Dye Precision Rotor Paintball Loader
Do you want a paintball loader that works at above professional feed requirements?
The Dye Precision Paintball loader fires balls at a rate of over fifty balls per second, meaning that this hopper will be just as ready for the fight of a lifetime as you are.
To feed the balls, this paintball loader employs a center-feed rotor. The distance the balls must travel is much shorter than your typical loader and is straight down.
If you need to clean your loader, never fear! It can be broken down with just the push of a button, saving you valuable time.
To check your paint levels, there is a clear viewing window. Reload paint quickly and easily and rest assured that your loader is secure with the spring locking lid.
This loader has a 200-ball capacity. It weighs 1.5 pounds so is super light. Also, it runs on just three AA batteries.
The one disadvantage is that the speed feed is not included. You’ll have to buy that separately, but it is worth getting.
Empire Paintball Empire Halo Too
Have you ever found yourself in the middle of a good game of paintball, only to have your loader’s batteries die? If so you know frustrating that can be.
Thankfully, the Halo Too loader has a low-battery indicator. That way, you’ll always know when your batteries are running out.
Further, it has a feed rate of 20 BPS. Though this isn’t the fastest rate available, it is good enough for all mechanical and most electronic markers.
However, the battery warning isn’t the only thing this loader has going for it. When you are on a paintball field, your loader is going to take a lot of hits.
That is why the polycarbonate shell is an amazing thing to have. It will take any hit and survive.
The only disadvantage of this loader is that it only holds 180 paintballs, instead of 200 so you will have to refill the hopper a little sooner.

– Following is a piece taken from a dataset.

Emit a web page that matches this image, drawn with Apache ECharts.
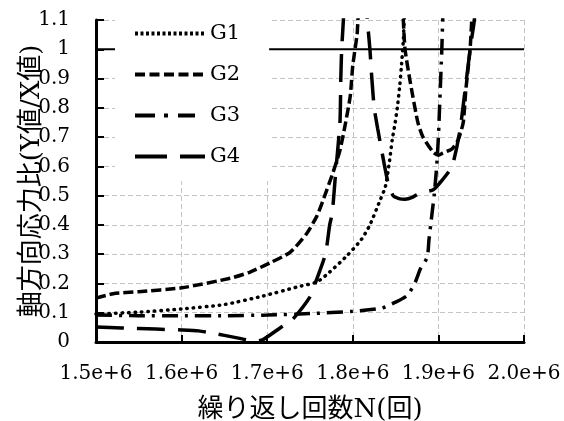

Paintball is a lot of fun. However, to truly enjoy it, you will need an amazing hopper.
There are hoppers out there for everyone, no matter what your skill level and price range.
Now that you have read this article, you know everything you need to buy a paintball hopper of your own.
The next time you play, you won’t have to worry about renting a horrible, low-quality hopper that is likely to chop paint or jam every five seconds.
With a hopper of your own, you will certainly have more fun.